Masterpiece Cards are a new art learning system from Susan Benford, who heads up the company. Benford developed the cards as a learning tool of those studying art history.
“I believe that those who gravitate to paintings are typically visual people, who also tend to be tactile,” noted Benford in an email interview. “The Cards foster immediate comparisons between paintings, styles, painters and movements.”
I flipped through the cards and found a number of works I knew, and many I didn’t. Each painting had information on the back about their author and how they came to be. I laid them out on the table and shuffled them around. Benford’s right: it’s easier to make connections and learn about the pieces than if I simply had them on an iPad.
The collection, dubbed 250 Masterpieces in Western Painting, is a sweeping overview of classics.

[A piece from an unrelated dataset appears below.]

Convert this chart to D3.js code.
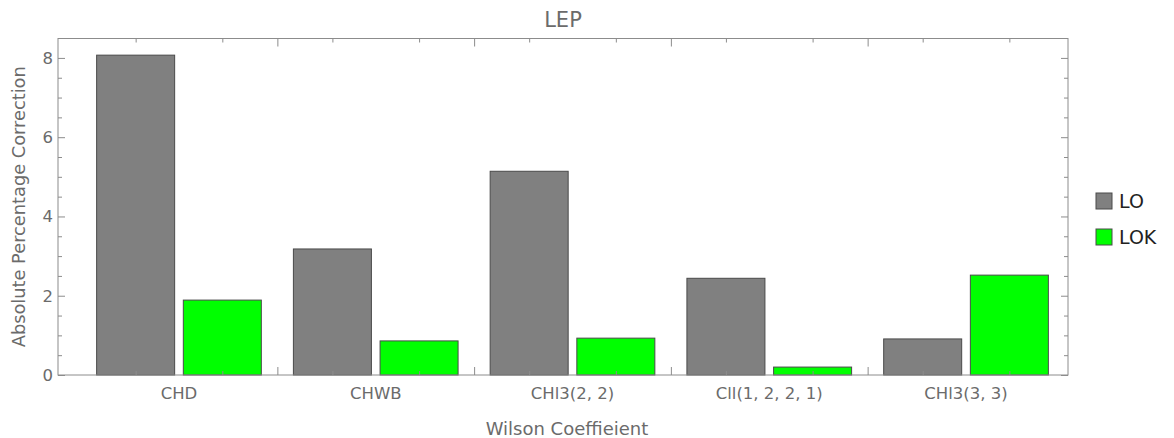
<!DOCTYPE html>
<html>
<head>
<meta charset="utf-8">
<script src="https://cdn.jsdelivr.net/npm/d3@7"></script>
<style>
  body { margin: 0; background: #fff; }
  text { font-family: "DejaVu Sans", sans-serif; }
</style>
</head>
<body>
<div id="chart"></div>
<script>
//Datos
const categorias = ['CHD', 'CHWB', 'CHl3(2, 2)', 'Cll(1, 2, 2, 1)', 'CHl3(3, 3)'];
const series = ['LO', 'LOK'];
const valoresLO = [8.07, 3.18, 5.14, 2.44, 0.91];
const valoresLOK = [1.89, 0.86, 0.93, 0.20, 2.52];
const ticksY = [0, 2, 4, 6, 8];

//Colores
const COLOR_LO = '#808080',
COLOR_LOK = '#00ff00',
COLOR_AXIS = '#8c8c8c',
COLOR_TEXT = '#6b6b6b';

let data = categorias.map(function(c, i) { return { cat: c, LO: valoresLO[i], LOK: valoresLOK[i] }; });

let W = 1174, H = 438;
let frame = { left: 58, right: 1068, top: 38.5, bottom: 375 };

let svg = d3.select('#chart').append('svg')
    .attr('width', W)
    .attr('height', H);

let y = d3.scaleLinear()
    .domain([0, 8.49])
    .range([frame.bottom, frame.top]);

let x = d3.scaleBand()
    .domain(categorias)
    .range([80.6, 1064.4])
    .paddingInner(0.163)
    .paddingOuter(0.0815);

let xSub = d3.scaleBand()
    .domain(series)
    .range([0, x.bandwidth()])
    .paddingInner(0.1);

let color = d3.scaleOrdinal().domain(series).range([COLOR_LO, COLOR_LOK]);

//Barras
svg.append('g')
    .selectAll('g')
    .data(data)
    .enter()
    .append('g')
    .attr('transform', function(d) { return 'translate(' + x(d.cat) + ',0)'; })
    .selectAll('rect')
    .data(function(d) { return series.map(function(k) { return { key: k, value: d[k] }; }); })
    .enter()
    .append('rect')
    .attr('x', function(d) { return xSub(d.key); })
    .attr('width', xSub.bandwidth())
    .attr('y', function(d) { return y(d.value); })
    .attr('height', function(d) { return y(0) - y(d.value); })
    .attr('fill', function(d) { return color(d.key); })
    .attr('stroke', '#4a4a4a')
    .attr('stroke-width', 1);

//Ejes Y (izquierda con etiquetas, derecha sin)
let minorY = d3.range(0, 8.5, 0.5).filter(function(v) { return v % 2 !== 0; });

let yLeft = svg.append('g').attr('transform', 'translate(' + frame.left + ',0)');
yLeft.call(d3.axisRight(y).tickValues(ticksY).tickSize(7).tickFormat(''));
yLeft.append('g').call(d3.axisRight(y).tickValues(minorY).tickSize(4).tickFormat(''));
ticksY.forEach(function(v) {
    yLeft.append('text')
        .attr('x', -5).attr('y', y(v)).attr('dy', '0.36em')
        .attr('text-anchor', 'end')
        .attr('font-size', 16.5)
        .attr('fill', COLOR_TEXT)
        .text(v);
});

let yRight = svg.append('g').attr('transform', 'translate(' + frame.right + ',0)');
yRight.call(d3.axisLeft(y).tickValues(ticksY).tickSize(7).tickFormat(''));
yRight.append('g').call(d3.axisLeft(y).tickValues(minorY).tickSize(4).tickFormat(''));

//Ejes X (abajo y arriba)
let centros = [];
let separadores = [];
categorias.forEach(function(c, i) {
    series.forEach(function(s) { centros.push(x(c) + xSub(s) + xSub.bandwidth() / 2); });
    if (i > 0) separadores.push(x(c) - x.step() * x.paddingInner() / 2);
});
let xPos = d3.scaleIdentity();

let xBottom = svg.append('g').attr('transform', 'translate(0,' + frame.bottom + ')');
xBottom.call(d3.axisTop(xPos).tickValues(separadores).tickSize(8).tickFormat(''));
xBottom.append('g').call(d3.axisTop(xPos).tickValues(centros).tickSize(4).tickFormat(''));

let xTop = svg.append('g').attr('transform', 'translate(0,' + frame.top + ')');
xTop.call(d3.axisBottom(xPos).tickValues(separadores).tickSize(8).tickFormat(''));
xTop.append('g').call(d3.axisBottom(xPos).tickValues(centros).tickSize(4).tickFormat(''));

svg.selectAll('.domain').remove();
svg.selectAll('.tick line').attr('stroke', COLOR_AXIS);

//Marco
svg.append('rect')
    .attr('x', frame.left).attr('y', frame.top)
    .attr('width', frame.right - frame.left)
    .attr('height', frame.bottom - frame.top)
    .attr('fill', 'none')
    .attr('stroke', COLOR_AXIS)
    .attr('stroke-width', 1);

//Etiquetas de categorías
svg.append('g')
    .selectAll('text')
    .data(categorias)
    .enter()
    .append('text')
    .attr('x', function(d) { return x(d) + x.bandwidth() / 2; })
    .attr('y', 399)
    .attr('text-anchor', 'middle')
    .attr('font-size', 16.5)
    .attr('fill', COLOR_TEXT)
    .text(function(d) { return d; });

//Títulos
svg.append('text')
    .attr('x', 563).attr('y', 27)
    .attr('text-anchor', 'middle')
    .attr('font-size', 21)
    .attr('fill', COLOR_TEXT)
    .text('LEP');

svg.append('text')
    .attr('x', 567).attr('y', 435)
    .attr('text-anchor', 'middle')
    .attr('font-size', 18)
    .attr('fill', COLOR_TEXT)
    .text('Wilson Coeffieient');

svg.append('text')
    .attr('transform', 'translate(25,' + ((frame.top + frame.bottom) / 2) + ') rotate(-90)')
    .attr('text-anchor', 'middle')
    .attr('font-size', 17.8)
    .attr('fill', COLOR_TEXT)
    .text('Absolute Percentage Correction');

//Leyenda
let legend = svg.append('g')
    .selectAll('g')
    .data(series)
    .enter()
    .append('g')
    .attr('transform', function(d, i) { return 'translate(1096,' + (193 + i * 36) + ')'; });

legend.append('rect')
    .attr('width', 16).attr('height', 16)
    .attr('fill', function(d) { return color(d); })
    .attr('stroke', '#4a4a4a');

legend.append('text')
    .attr('x', 23).attr('y', 8).attr('dy', '0.36em')
    .attr('font-size', 19)
    .attr('fill', '#222')
    .text(function(d) { return d; });
</script>
</body>
</html>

To select the works, Benford sifted through nearly 25 books of art history and noted the most frequent paintings cited, starting with the Renaissance and moving on up to Pop. She then picked out the top 250 and made sure each painter had at most three paintings in the card collection.
The cards are targeted at those studying art history (Benford has a few suggestions for educators here), especially at the intro college or AP high school level, but they’re a lovely way to brush up on your knowledge and find some creative inspiration. Hopefully over time, Benford will be able to develop other collections, perhaps with other selections like Laitn American and Asian art, or with more focused selections, like Impressionism or even New Media. I’d also love to see sculptural and photographic works.
But for now, the cards make a great companion set for a Museum Mile visit. “If you cull the lime-bordered Cards,” Benford suggested, “you’ll have a starting itinerary for the Met, MoMA, Frick Collection, Whitney, Guggenheim and Hispanic Society of America (which has a little known, killer Goya).” Call me a traditionalist, but that sounds a lot more fun than carrying around an iPad.